Children 18:3 sind Punk. Und doch beschränken sie sich nicht im Geringsten auf das beliebte 3-Akkorde-Geschradder, sondern sie wagen es, komplexe Songs zu schreiben, die trotzdem Spaß machen. Manche der Stücke erinnern vom Klang her zwar bedenklich an Evanescence („Stronger“, „Lost so Long“), aber dafür klingen andere auch wiederum erfrischend nach Weezer („Hey Driftwood“, „Oh Honestly“, „Wonder I“). Beim ersten Hören kam mir manches übertrieben bombastisch vor. Denn schließlich sind die drei Geschwister doch noch gar nicht so alt wie Green Day und müssen daher auch noch keinen Alte-Leute-Punk spielen. Doch je länger die Scheibe lief, umso besser gefiel mir die Musik.

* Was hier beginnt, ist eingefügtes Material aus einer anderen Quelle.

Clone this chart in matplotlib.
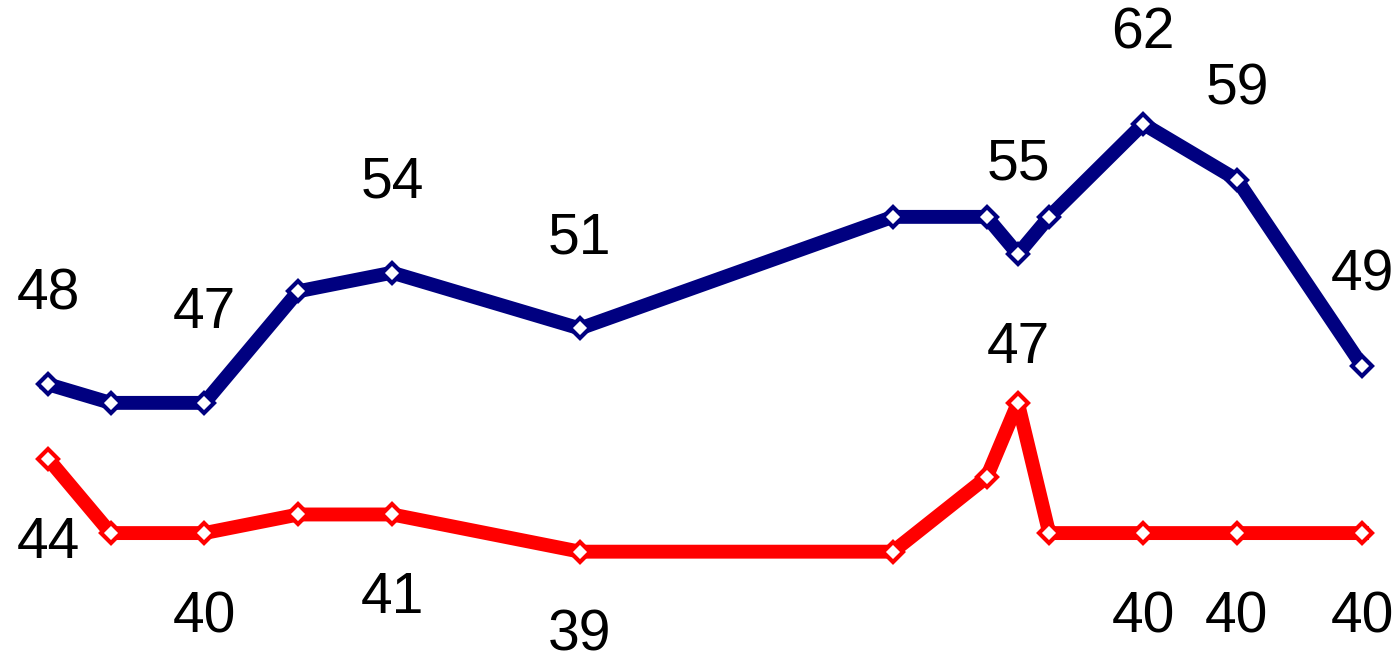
import matplotlib
matplotlib.use("Agg")
import matplotlib.pyplot as plt

plt.rcParams["font.family"] = ["Liberation Sans", "DejaVu Sans"]

# months since the first poll
months = [0, 2, 5, 8, 11, 17, 27, 30, 31, 32, 35, 38, 42]
blue_vals = [48, 47, 47, 53, 54, 51, 57, 57, 55, 57, 62, 59, 49]
red_vals = [44, 40, 40, 41, 41, 39, 39, 43, 47, 40, 40, 40, 40]

# which points carry a label: (index, offset in px, positive = above)
blue_labels = [0, 2, 4, 5, 8, 10, 11, 12]
red_labels = [(0, -84), (2, -84), (4, -84), (5, -84), (8, 55),
              (10, -84), (11, -84), (12, -84)]

BLUE = "#000080"
RED = "#ff0000"

fig = plt.figure(figsize=(13.99, 6.59), dpi=100)
ax = fig.add_axes([0, 0, 1, 1])
ax.set_axis_off()
ax.set_xlim(-1.534, 43.18)
ax.set_ylim(33.23, 68.66)

style = dict(linewidth=10, marker="D", markersize=10.5, markerfacecolor="white",
             markeredgewidth=3, solid_joinstyle="round", zorder=3)
ax.plot(months, blue_vals, color=BLUE, markeredgecolor=BLUE, **style)
ax.plot(months, red_vals, color=RED, markeredgecolor=RED, **style)

px = 0.72  # points per pixel at dpi 100
for i in blue_labels:
    ax.annotate(str(blue_vals[i]), (months[i], blue_vals[i]),
                xytext=(0, 90 * px), textcoords="offset points",
                ha="center", va="center", fontsize=41, color="black")
for i, off in red_labels:
    ax.annotate(str(red_vals[i]), (months[i], red_vals[i]),
                xytext=(0, off * px), textcoords="offset points",
                ha="center", va="center", fontsize=41, color="black")

fig.savefig("out.png", dpi=100)
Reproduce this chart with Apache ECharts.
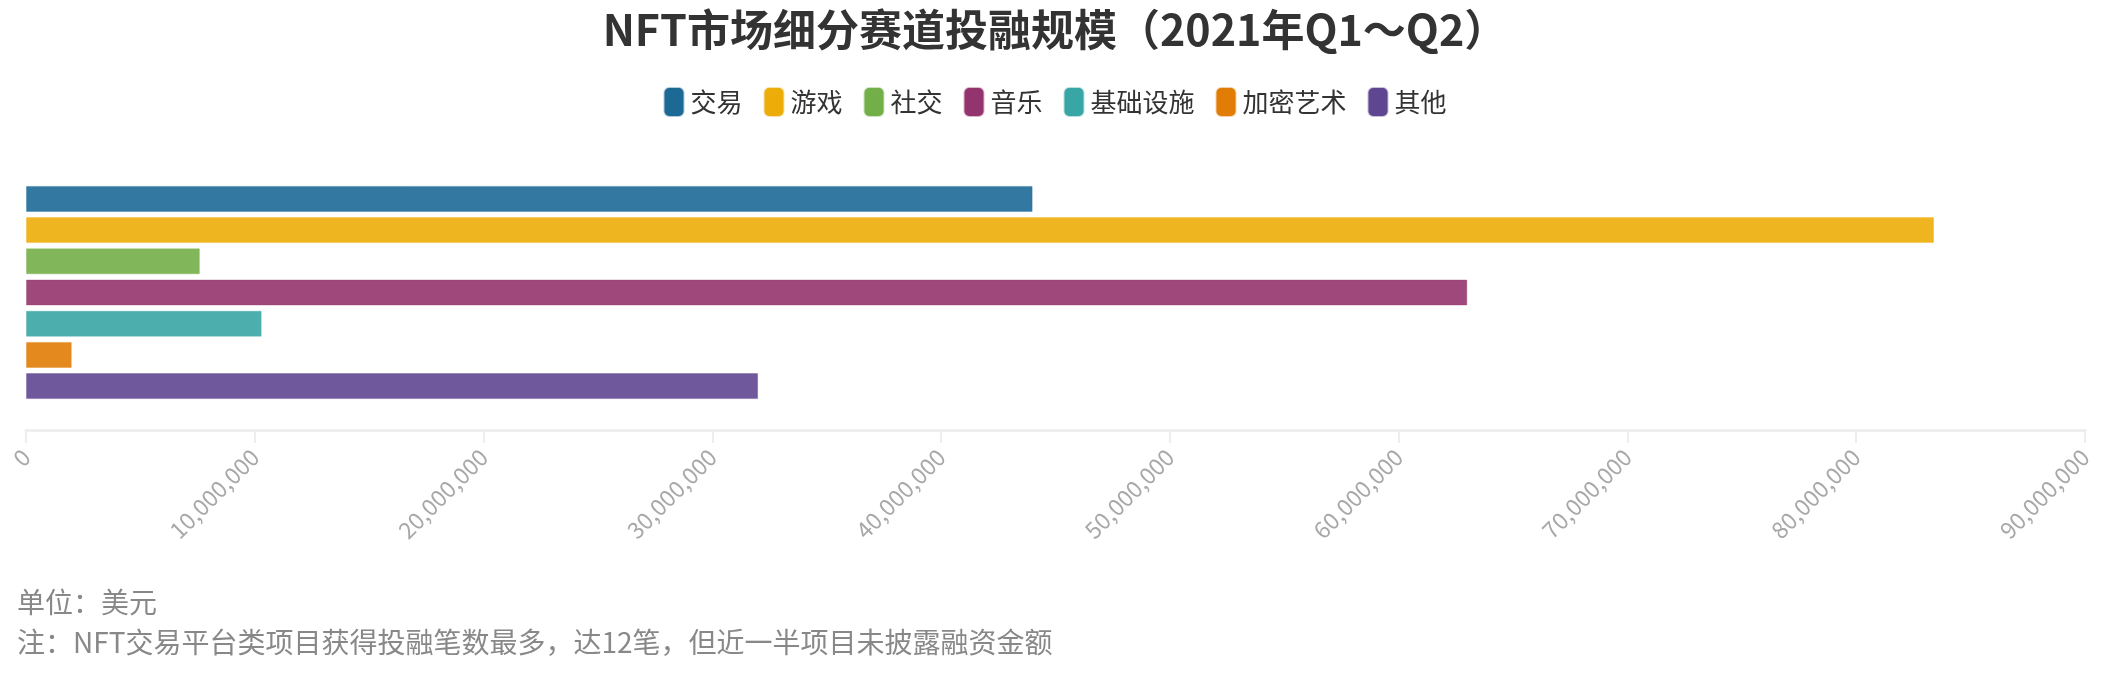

Anspieltipps sind vor allem die beiden Stücke „Hey Driftwood“ und „Oh Honestly“. Während in „Hey Driftwood“ ordentlich die Post abgeht, wird „Oh Honestly“ vor allem von einer akustischen Gitarre begleitet. Der Text handelt von schwierigen Entscheidungen. Überall, wo Probleme auftauchen, die sich nicht so einfach lösen lassen, da ist die Verlockung groß, kurzerhand die Flucht zu ergreifen oder den Kopf in den Sand zu stecken, so wie dieser komische zerzauste Vogel. Dummerweise helfen diese Strategien aber nicht weiter, weil sie nur dafür sorgen, dass das Problem weiter fortbesteht. Manchmal hält das Leben dir gar nicht die Entscheidung zwischen einer guten und einer schlechten Möglichkeit bereit. Sondern manchmal sind alle Möglichkeiten suboptimal. Dann hast Du die Wahl zwischen mehreren sauren Äpfeln. Children 18:3 sagen: Greif zu! Beiß in den sauren Apfel! Dann geht es wenigstens weiter, und das Problem kann gelöst werden. Sauer macht lustig. Zumindest in diesem Fall. Es ist nicht nötig, immer schon alle Konsequenzen absehen zu können und einen ausgefeilten Plan zu haben. Mitunter muss man halt einfach mutig loslegen:
Listen to the wind blow over the brachnes,
listen to the waves crash on the shore.
I don't have the big plan, just small glances,
and every now and then I'm still unsure.
Aber was hat das jetzt mit dem Wind und den Wellen zu tun? Mein Vorschlag wäre dieser: Auch der Wind und die Wellen bewegen sich immer weiter. Kein Windstoß und keine Welle plant dabei ihren Weg. Und dennoch verlaufen sie in perfekter Harmonie, als würden sie von einer unsichtbaren Hand gelenkt. – Mach es wie der Wind und die Welle. Lass dich treiben, wenn du nicht weiter weißt. Es wird gut enden. Hoffentlich.